- GOAL: From the listing that follows, output everything exactly except the pictures.

Start of DATASET EXTRACT

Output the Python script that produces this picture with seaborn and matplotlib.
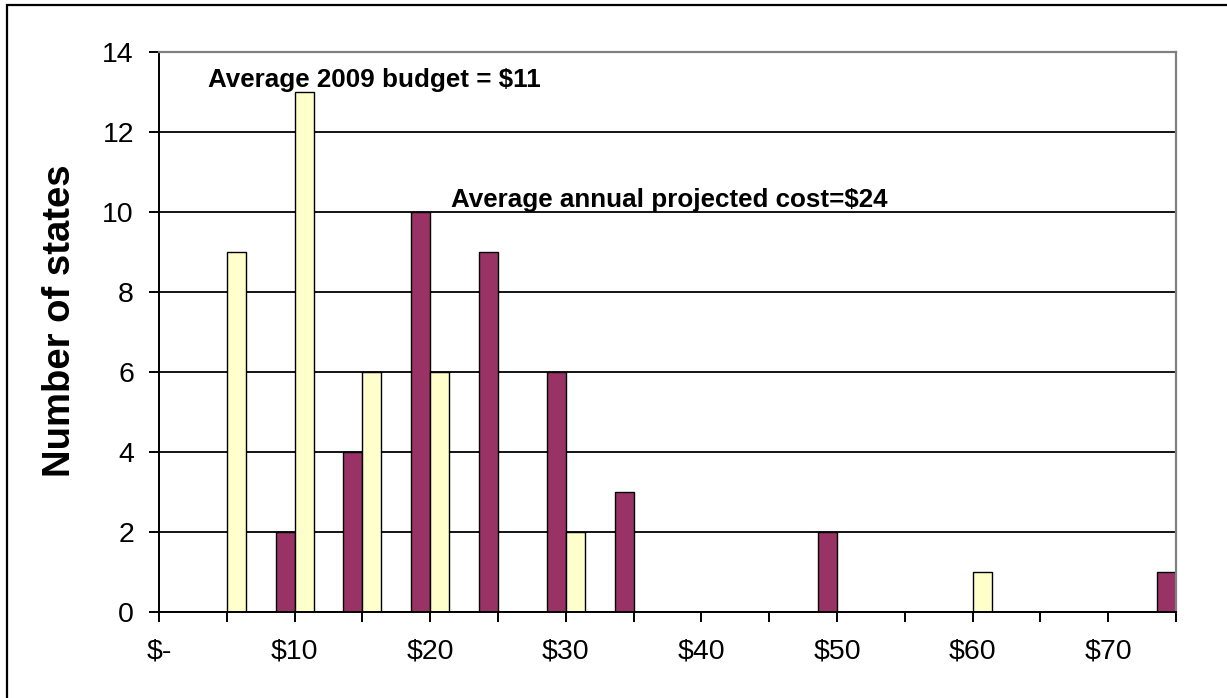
import matplotlib
matplotlib.use("Agg")
import matplotlib.pyplot as plt
import seaborn as sns
import pandas as pd
from matplotlib.patches import Rectangle

# ---- data ----
cost_bins = [0, 5, 10, 15, 20, 25, 30, 35, 40, 45, 50, 55, 60, 65, 70, 75]
projected_cost = [0, 0, 2, 4, 10, 9, 6, 3, 0, 0, 2, 0, 0, 0, 0, 1]
budget_2009 = [0, 9, 13, 6, 6, 0, 2, 0, 0, 0, 0, 0, 1, 0, 0, 0]
tick_labels = ["$-", "", "$10", "", "$20", "", "$30", "", "$40", "", "$50", "", "$60", "", "$70", ""]
series_names = ["Average annual projected cost", "Average 2009 budget"]
annotations = ["Average 2009 budget = $11", "Average annual projected cost=$24"]

df = pd.DataFrame({
    "bin": cost_bins + cost_bins,
    "count": projected_cost + budget_2009,
    "series": [series_names[0]] * len(cost_bins) + [series_names[1]] * len(cost_bins),
})

sns.set_theme(style="white")
plt.rcParams['font.family'] = ['Liberation Sans', 'DejaVu Sans']

W, H = 1227, 698
fig = plt.figure(figsize=(W / 100, H / 100), dpi=100)
ax = fig.add_axes([159 / W, (H - 612) / H, (1176 - 159) / W, (612 - 52) / H])

sns.barplot(data=df, x="bin", y="count", hue="series", order=cost_bins,
            hue_order=series_names,
            palette={series_names[0]: "#993366", series_names[1]: "#FFFFCC"},
            saturation=1, width=0.56, edgecolor="black", linewidth=1.0,
            legend=False, ax=ax)

ax.set_xlim(0, len(cost_bins) - 1)
ax.set_ylim(0, 14)
ax.set_yticks(range(0, 15, 2))
ax.set_xticks(range(len(cost_bins)))
ax.set_xticklabels(tick_labels)
ax.set_xlabel("")

ax.yaxis.grid(True, color="black", linewidth=1.3)
ax.xaxis.grid(False)
ax.set_axisbelow(True)

for side in ["left", "bottom"]:
    ax.spines[side].set_color("black")
    ax.spines[side].set_linewidth(1.4)
for side in ["top", "right"]:
    ax.spines[side].set_visible(True)
    ax.spines[side].set_color("#808080")
    ax.spines[side].set_linewidth(1.6)

ax.tick_params(axis="both", which="major", bottom=True, left=True, length=7,
               width=1.4, color="black", direction="out", labelsize=20.5,
               labelcolor="black")
ax.tick_params(axis="y", pad=11)
ax.tick_params(axis="x", pad=12)

ax.set_ylabel("Number of states", fontsize=27.5, fontweight="bold", color="black")
ax.yaxis.set_label_coords(-0.08, 0.521)

ax.text(0.72, 13.13, annotations[0], fontsize=18.7, fontweight="bold",
        ha="left", va="baseline", color="black")
ax.text(4.31, 10.13, annotations[1], fontsize=18.7, fontweight="bold",
        ha="left", va="baseline", color="black")

# outer chart border (left and top visible)
fig.add_artist(Rectangle((7 / W, -0.1), 1.2, 1.1 - 5 / H, transform=fig.transFigure,
                         fill=False, edgecolor="black", linewidth=1.6, clip_on=False))

fig.savefig("out.png", dpi=100, facecolor="white")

End of DATASET EXTRACT

- EXERCISE OUTPUT:
Output the Python script that produces this picture with seaborn and matplotlib.
import matplotlib
matplotlib.use("Agg")
import matplotlib.pyplot as plt
import seaborn as sns
import pandas as pd
from matplotlib.patches import Rectangle

# ---- data ----
cost_bins = [0, 5, 10, 15, 20, 25, 30, 35, 40, 45, 50, 55, 60, 65, 70, 75]
projected_cost = [0, 0, 2, 4, 10, 9, 6, 3, 0, 0, 2, 0, 0, 0, 0, 1]
budget_2009 = [0, 9, 13, 6, 6, 0, 2, 0, 0, 0, 0, 0, 1, 0, 0, 0]
tick_labels = ["$-", "", "$10", "", "$20", "", "$30", "", "$40", "", "$50", "", "$60", "", "$70", ""]
series_names = ["Average annual projected cost", "Average 2009 budget"]
annotations = ["Average 2009 budget = $11", "Average annual projected cost=$24"]

df = pd.DataFrame({
    "bin": cost_bins + cost_bins,
    "count": projected_cost + budget_2009,
    "series": [series_names[0]] * len(cost_bins) + [series_names[1]] * len(cost_bins),
})

sns.set_theme(style="white")
plt.rcParams['font.family'] = ['Liberation Sans', 'DejaVu Sans']

W, H = 1227, 698
fig = plt.figure(figsize=(W / 100, H / 100), dpi=100)
ax = fig.add_axes([159 / W, (H - 612) / H, (1176 - 159) / W, (612 - 52) / H])

sns.barplot(data=df, x="bin", y="count", hue="series", order=cost_bins,
            hue_order=series_names,
            palette={series_names[0]: "#993366", series_names[1]: "#FFFFCC"},
            saturation=1, width=0.56, edgecolor="black", linewidth=1.0,
            legend=False, ax=ax)

ax.set_xlim(0, len(cost_bins) - 1)
ax.set_ylim(0, 14)
ax.set_yticks(range(0, 15, 2))
ax.set_xticks(range(len(cost_bins)))
ax.set_xticklabels(tick_labels)
ax.set_xlabel("")

ax.yaxis.grid(True, color="black", linewidth=1.3)
ax.xaxis.grid(False)
ax.set_axisbelow(True)

for side in ["left", "bottom"]:
    ax.spines[side].set_color("black")
    ax.spines[side].set_linewidth(1.4)
for side in ["top", "right"]:
    ax.spines[side].set_visible(True)
    ax.spines[side].set_color("#808080")
    ax.spines[side].set_linewidth(1.6)

ax.tick_params(axis="both", which="major", bottom=True, left=True, length=7,
               width=1.4, color="black", direction="out", labelsize=20.5,
               labelcolor="black")
ax.tick_params(axis="y", pad=11)
ax.tick_params(axis="x", pad=12)

ax.set_ylabel("Number of states", fontsize=27.5, fontweight="bold", color="black")
ax.yaxis.set_label_coords(-0.08, 0.521)

ax.text(0.72, 13.13, annotations[0], fontsize=18.7, fontweight="bold",
        ha="left", va="baseline", color="black")
ax.text(4.31, 10.13, annotations[1], fontsize=18.7, fontweight="bold",
        ha="left", va="baseline", color="black")

# outer chart border (left and top visible)
fig.add_artist(Rectangle((7 / W, -0.1), 1.2, 1.1 - 5 / H, transform=fig.transFigure,
                         fill=False, edgecolor="black", linewidth=1.6, clip_on=False))

fig.savefig("out.png", dpi=100, facecolor="white")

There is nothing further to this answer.